To solidify your position as an expert, it helps to be familiar with other financial terms. This section provides simple definitions for IRR and NPV, equipping you to handle more sophisticated financial conversations and reinforcing your role as a knowledgeable consultant.
| Metric | One-Line Definition | Typical Solar Benchmark | When to Use |
|---|---|---|---|
| ROI | How fast the money comes back. | 3–6 yr payback | Opening pitch |
| IRR | Annualized profit rate. | 12–18 % | CFO asks “What’s the yield?” |
| NPV | Lifetime profit in today’s dollars. | > $0 (positive) | Accountant wants “real value” |
These three numbers turn a technical quote into a board-ready investment summary.
Think of it this way: NPV answers the question, "If we account for inflation and the cost of capital, how much money will this project wirklich make us over its lifetime in today’s dollars?" A positive number is a clear signal of a sound investment.

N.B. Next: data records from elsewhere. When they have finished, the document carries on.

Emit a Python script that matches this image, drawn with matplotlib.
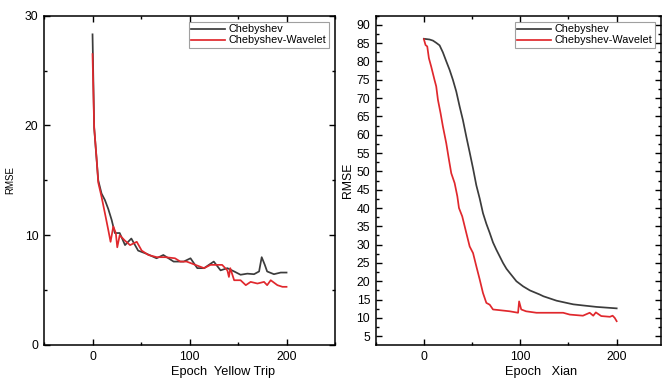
import numpy as np
import matplotlib.pyplot as plt
from matplotlib.ticker import MultipleLocator

plt.rcParams['font.family'] = ['Liberation Sans', 'DejaVu Sans']

# Yellow Trip (left panel)
yt_cheb_epoch = [0, 1.7, 3.5, 5.9, 9.3, 12.8, 16.2, 19.7, 23, 28, 33.5, 40, 47, 56, 66, 73,
                 83.6, 94, 101, 108, 115, 125, 132, 139, 146, 152.6, 159.6, 166.5, 171.7,
                 174.4, 177.6, 180, 187, 194, 200]
yt_cheb_rmse = [28.3, 19.8, 17.7, 15.0, 13.8, 13.2, 12.4, 11.4, 10.2, 10.2, 9.1, 9.7, 8.6, 8.3,
                7.9, 8.2, 7.6, 7.6, 7.9, 7.0, 7.0, 7.6, 6.8, 7.0, 6.7, 6.4, 6.5, 6.45, 6.7,
                8.0, 7.3, 6.7, 6.45, 6.6, 6.6]
yt_wave_epoch = [0, 1.7, 4.1, 5.9, 9.3, 12.8, 16.2, 18.6, 21.4, 24, 25.5, 28, 33.5, 38.7, 45.6,
                 50.7, 57.6, 66.3, 75, 85, 90.5, 97, 106, 115, 121.6, 128.5, 133.6, 139, 140.6,
                 142, 146, 152.6, 158, 163, 170, 176.8, 180, 183.7, 190.6, 195.8, 200]
yt_wave_rmse = [26.5, 19.8, 17.1, 14.8, 13.5, 12.0, 10.5, 9.4, 10.8, 10.2, 8.9, 10.0, 9.5, 9.1,
                9.4, 8.6, 8.2, 8.0, 8.0, 7.9, 7.6, 7.6, 7.3, 7.0, 7.3, 7.3, 7.3, 6.8, 6.2, 7.0,
                5.9, 5.9, 5.45, 5.75, 5.6, 5.75, 5.45, 5.9, 5.45, 5.3, 5.3]

# Xian (right panel)
xa_cheb_epoch = [0, 5.9, 9.4, 12.8, 16.3, 19.7, 23.3, 26.7, 30.1, 33.6, 37.1, 40.5, 44, 47.5,
                 51, 54.4, 57.9, 61.3, 64.8, 68.3, 71.7, 75.2, 82.1, 85.7, 89, 96, 103, 110,
                 120, 124, 137.6, 151.4, 155, 165, 179, 200]
xa_cheb_rmse = [86.2, 86.0, 85.7, 85.1, 84.4, 82.5, 80.0, 77.7, 75.0, 71.8, 67.7, 64.0, 59.5,
                55.2, 50.8, 46.2, 42.6, 38.6, 35.7, 33.2, 30.6, 28.6, 25.0, 23.4, 22.3, 20.0,
                18.6, 17.5, 16.4, 15.9, 14.7, 13.9, 13.7, 13.4, 13.0, 12.6]
xa_wave_epoch = [0, 1.7, 3.5, 5.2, 7.6, 11, 12.8, 14.6, 17.3, 19.7, 23.2, 26, 28.4, 31.9, 34.7,
                 36.4, 39.8, 44, 47.5, 51, 54.4, 57.9, 61.3, 64.8, 68.3, 71.7, 78.7, 89, 97.7,
                 98.8, 101, 106, 116.8, 130.6, 144.5, 151.4, 165, 172, 175.7, 178.4, 184, 193,
                 195.8, 198, 200]
xa_wave_rmse = [86.1, 84.5, 84.1, 80.9, 78.6, 75.0, 73.2, 69.5, 65.9, 62.3, 57.7, 53.2, 49.5,
                46.8, 43.2, 40.0, 37.7, 33.2, 29.5, 27.7, 24.1, 20.5, 16.8, 14.1, 13.6, 12.3,
                12.1, 11.8, 11.4, 14.5, 12.3, 11.8, 11.4, 11.4, 11.4, 10.9, 10.6, 11.4, 10.6,
                11.5, 10.5, 10.3, 10.6, 10.0, 9.1]

labels = ['Chebyshev', 'Chebyshev-Wavelet']
colors = ['#3c3c3c', '#e0282d']

fig = plt.figure(figsize=(6.62, 3.81), dpi=100)
ax1 = fig.add_axes([0.0665, 0.0945, 0.4396, 0.8643])
ax2 = fig.add_axes([0.5675, 0.0945, 0.431, 0.8643])


def style_axis(ax, ymajor, yminor):
    ax.xaxis.set_major_locator(MultipleLocator(100))
    ax.xaxis.set_minor_locator(MultipleLocator(50))
    ax.yaxis.set_major_locator(MultipleLocator(ymajor))
    ax.yaxis.set_minor_locator(MultipleLocator(yminor))
    ax.tick_params(which='both', direction='in', top=True, right=True, width=1.0,
                   labelsize=8.8, pad=4)
    ax.tick_params(which='major', length=4)
    ax.tick_params(which='minor', length=2.5)
    for s in ax.spines.values():
        s.set_linewidth(1.1)


ax1.plot(yt_cheb_epoch, yt_cheb_rmse, color=colors[0], lw=1.25, label=labels[0])
ax1.plot(yt_wave_epoch, yt_wave_rmse, color=colors[1], lw=1.25, label=labels[1])
ax1.set_xlim(-50, 250)
ax1.set_ylim(0, 30)
style_axis(ax1, 10, 5)
ax1.set_xlabel('Epoch  Yellow Trip', fontsize=9.2)
ax1.xaxis.set_label_coords(0.615, -0.065)
ax1.set_ylabel('RMSE', fontsize=7)
ax1.yaxis.set_label_coords(-0.1, 0.5)

ax2.plot(xa_cheb_epoch, xa_cheb_rmse, color=colors[0], lw=1.25, label=labels[0])
ax2.plot(xa_wave_epoch, xa_wave_rmse, color=colors[1], lw=1.25, label=labels[1])
ax2.set_xlim(-50, 246)
ax2.set_ylim(2.6, 92.5)
style_axis(ax2, 5, 2.5)
ax2.set_xlabel('Epoch   Xian', fontsize=9.2)
ax2.xaxis.set_label_coords(0.58, -0.065)
ax2.set_ylabel('RMSE', fontsize=8.8)
ax2.yaxis.set_label_coords(-0.075, 0.5)

for ax in (ax1, ax2):
    leg = ax.legend(loc='upper right', fontsize=7.8, frameon=True, fancybox=False,
                    borderpad=0.2, labelspacing=0.1, handlelength=3.2, handletextpad=0.3,
                    borderaxespad=0.6)
    leg.get_frame().set_edgecolor('#888888')
    leg.get_frame().set_linewidth(0.8)

fig.savefig('out.png', dpi=100)
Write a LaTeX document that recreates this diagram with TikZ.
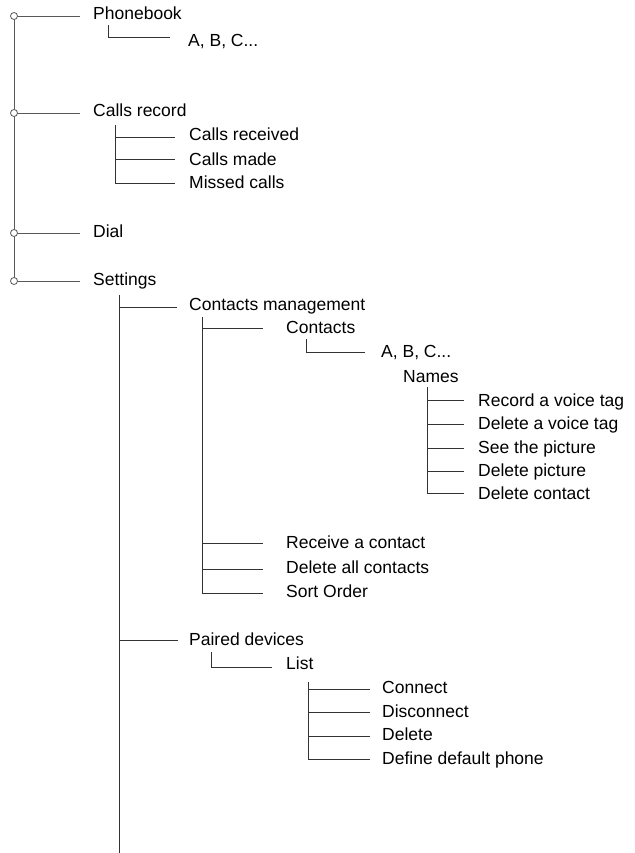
\documentclass[tikz,border=0pt]{standalone}
\usepackage{fontspec}
\setmainfont{Liberation Sans}
\begin{document}
\begin{tikzpicture}[x=1pt,y=-1pt,
  lbl/.style={anchor=base west,inner sep=0pt,font=\fontsize{17.5}{20}\selectfont},
  branch/.style={draw=black!80,line width=0.8pt},
  trunk/.style={draw=black!65,line width=0.9pt},
  knot/.style={circle,draw=black!65,fill=white,line width=0.8pt,inner sep=0pt,minimum size=7pt}]
\useasboundingbox (0,0) rectangle (634,853);
% level 0 texts
\node[lbl] (phone) at (93,20) {Phonebook};
\node[lbl] (abc1) at (188,47) {A, B, C...};
\node[lbl] (calls) at (93,117) {Calls record};
\node[lbl] (crec) at (189,141) {Calls received};
\node[lbl] (cmade) at (189,165) {Calls made};
\node[lbl] (cmiss) at (189,188) {Missed calls};
\node[lbl] (dial) at (93,237) {Dial};
\node[lbl] (sett) at (93,285) {Settings};
\node[lbl] (cman) at (189,310) {Contacts management};
\node[lbl] (cont) at (286,333) {Contacts};
\node[lbl] (abc2) at (381,357) {A, B, C...};
\node[lbl] (names) at (403,382) {Names};
\node[lbl] (rvt) at (478,406) {Record a voice tag};
\node[lbl] (dvt) at (478,429) {Delete a voice tag};
\node[lbl] (seep) at (478,453) {See the picture};
\node[lbl] (delp) at (478,476) {Delete picture};
\node[lbl] (delc) at (478,499) {Delete contact};
\node[lbl] (recv) at (286,548) {Receive a contact};
\node[lbl] (dall) at (286,573) {Delete all contacts};
\node[lbl] (sort) at (286,597) {Sort Order};
\node[lbl] (pair) at (189,645) {Paired devices};
\node[lbl] (list) at (286,669) {List};
\node[lbl] (conn) at (382,693) {Connect};
\node[lbl] (disc) at (382,717) {Disconnect};
\node[lbl] (dele) at (382,740) {Delete};
\node[lbl] (ddp) at (382,764) {Define default phone};
% main trunk
\coordinate (k1) at (14,16);
\coordinate (k2) at (14,113);
\coordinate (k3) at (14,233);
\coordinate (k4) at (14,281);
\draw[trunk] (k1) -- (k4);
\foreach \k in {k1,k2,k3,k4}{\draw[trunk] (\k) -- ++(66,0);}
\foreach \k in {k1,k2,k3,k4}{\node[knot] at (\k) {};}
% phonebook
\draw[branch] (108,25) |- (170,37);
% calls record
\draw[branch] (115,125) -- (115,183);
\foreach \y in {137,159,183}{\draw[branch] (115,\y) -- (175,\y);}
% settings
\draw[branch] (119,295) -- (119,853);
\draw[branch] (119,307) -- (177,307);
\draw[branch] (119,640) -- (178,640);
% contacts management
\draw[branch] (202,317) -- (202,593);
\foreach \y in {328,543,569,593}{\draw[branch] (202,\y) -- (263,\y);}
% contacts
\draw[branch] (306,339) |- (365,352);
% names
\draw[branch] (427,387) -- (427,493);
\foreach \y in {400,424,448,471,493}{\draw[branch] (427,\y) -- (464,\y);}
% paired devices
\draw[branch] (211,652) |- (272,667);
% list
\draw[branch] (308,682) -- (308,760);
\foreach \y in {689,712,736,759}{\draw[branch] (308,\y) -- (370,\y);}
\end{tikzpicture}
\end{document}
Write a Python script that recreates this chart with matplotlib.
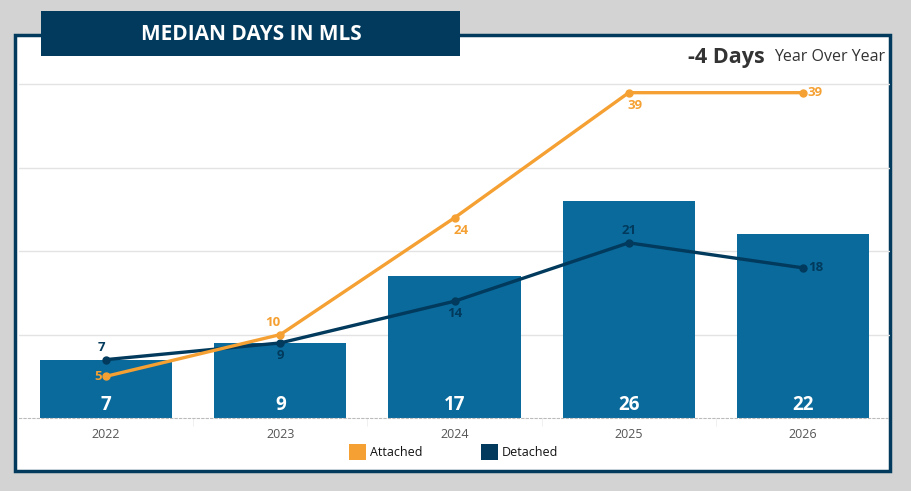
import matplotlib.pyplot as plt
from matplotlib.patches import Rectangle
import numpy as np

years = ['2022', '2023', '2024', '2025', '2026']
total = [7, 9, 17, 26, 22]
attached = [5, 10, 24, 39, 39]
detached = [7, 9, 14, 21, 18]

# label placement per point: (dx px, dy px, ha, va)
att_pos = [(-4, 0, 'right', 'center'), (-7, 6, 'center', 'bottom'), (7, -6, 'center', 'top'),
           (6, -6, 'center', 'top'), (5, 0, 'left', 'center')]
det_pos = [(-5, 6, 'center', 'bottom'), (0, -6, 'center', 'top'), (0, -6, 'center', 'top'),
           (0, 6, 'center', 'bottom'), (5, 0, 'left', 'center')]

BAR = '#0A6A9B'
NAVY = '#013A5C'
ORANGE = '#F5A032'
W, H = 912, 491

fig = plt.figure(figsize=(W / 100, H / 100), dpi=100)
fig.patch.set_facecolor('#D3D3D3')

# white panel with border
fig.patches.append(Rectangle((15 / W, 1 - 471 / H), 875 / W, 436 / H, transform=fig.transFigure,
                             facecolor='white', edgecolor=NAVY, linewidth=2.5, zorder=-5))
# title box
fig.patches.append(Rectangle((41 / W, 1 - 56 / H), 419 / W, 45 / H, transform=fig.transFigure,
                             facecolor=NAVY, edgecolor='none', zorder=-4))
fig.text(251 / W, 1 - 35 / H, 'MEDIAN DAYS IN MLS', color='white', fontsize=15, fontweight='bold',
         ha='center', va='center', family='Open Sans')
fig.text(765 / W, 1 - 57 / H, '-4 Days', color='#333333', fontsize=15.5, fontweight='bold',
         ha='right', va='center', family='Open Sans')
fig.text(885 / W, 1 - 57 / H, 'Year Over Year', color='#333333', fontsize=11.5,
         ha='right', va='center', family='Open Sans')

ax = fig.add_axes([19 / W, 1 - 418 / H, 871 / W, 342 / H])
ax.set_facecolor('none')
x = np.arange(len(years))
ax.set_xlim(-0.5, len(years) - 0.5)
ax.set_ylim(0, 41)

ax.bar(x, total, width=0.76, color=BAR, zorder=2)
for xi, v in zip(x, total):
    ax.annotate(str(v), (xi, 0), xytext=(0, 13), textcoords='offset pixels', ha='center', va='center',
                color='white', fontsize=13.5, fontweight='bold', family='Open Sans', zorder=5)

ax.plot(x, detached, color=NAVY, lw=2.4, marker='o', ms=5, zorder=3)
ax.plot(x, attached, color=ORANGE, lw=2.4, marker='o', ms=5, zorder=4)

for xi, v, (dx, dy, ha, va) in zip(x, attached, att_pos):
    ax.annotate(str(v), (xi, v), xytext=(dx, dy), textcoords='offset pixels', ha=ha, va=va,
                color=ORANGE, fontsize=9.5, fontweight='bold', family='Open Sans', zorder=6)
for xi, v, (dx, dy, ha, va) in zip(x, detached, det_pos):
    ax.annotate(str(v), (xi, v), xytext=(dx, dy), textcoords='offset pixels', ha=ha, va=va,
                color=NAVY, fontsize=9.5, fontweight='bold', family='Open Sans', zorder=6)

ax.set_yticks([10, 20, 30, 40])
ax.yaxis.grid(True, color='#E3E3E3', lw=1)
ax.set_axisbelow(True)
ax.tick_params(axis='y', left=False, labelleft=False)
for s in ['top', 'right', 'left']:
    ax.spines[s].set_visible(False)
ax.spines['bottom'].set_color('#BBBBBB')
ax.spines['bottom'].set_linestyle((0, (2, 2)))
ax.spines['bottom'].set_linewidth(0.8)

ax.set_xticks(x)
ax.set_xticklabels(years, color='#555555', fontsize=9, family='Open Sans')
ax.set_xticks(np.arange(0.5, len(years) - 0.5, 1), minor=True)
ax.tick_params(axis='x', which='major', length=0, pad=7)
ax.tick_params(axis='x', which='minor', length=6, color='#EEEEEE')

# legend
fig.patches.append(Rectangle((349 / W, 1 - 460 / H), 17 / W, 16 / H, transform=fig.transFigure,
                             facecolor=ORANGE, edgecolor='none'))
fig.text(370 / W, 1 - 452 / H, 'Attached', fontsize=9, color='#111111', va='center', family='Open Sans')
fig.patches.append(Rectangle((481 / W, 1 - 460 / H), 17 / W, 16 / H, transform=fig.transFigure,
                             facecolor=NAVY, edgecolor='none'))
fig.text(502 / W, 1 - 452 / H, 'Detached', fontsize=9, color='#111111', va='center', family='Open Sans')

fig.savefig('out.png', dpi=100, facecolor=fig.get_facecolor())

Conclusion: You’re Not a Contractor, You’re a Financial Partner
The next time you walk into a meeting with a business owner, you’re not just carrying a technical proposal. You’re carrying a financial plan. By learning to speak the language of ROI, you can clearly demonstrate how a solar project isn’t a cost—it’s one of the most powerful investments they can make in their company’s future.
Disclaimer: This guide provides a framework for understanding the financial benefits of a commercial solar system. The calculations and examples are for illustrative purposes only. Always advise your clients to consult with a qualified tax professional to understand how these benefits apply to their specific financial situation.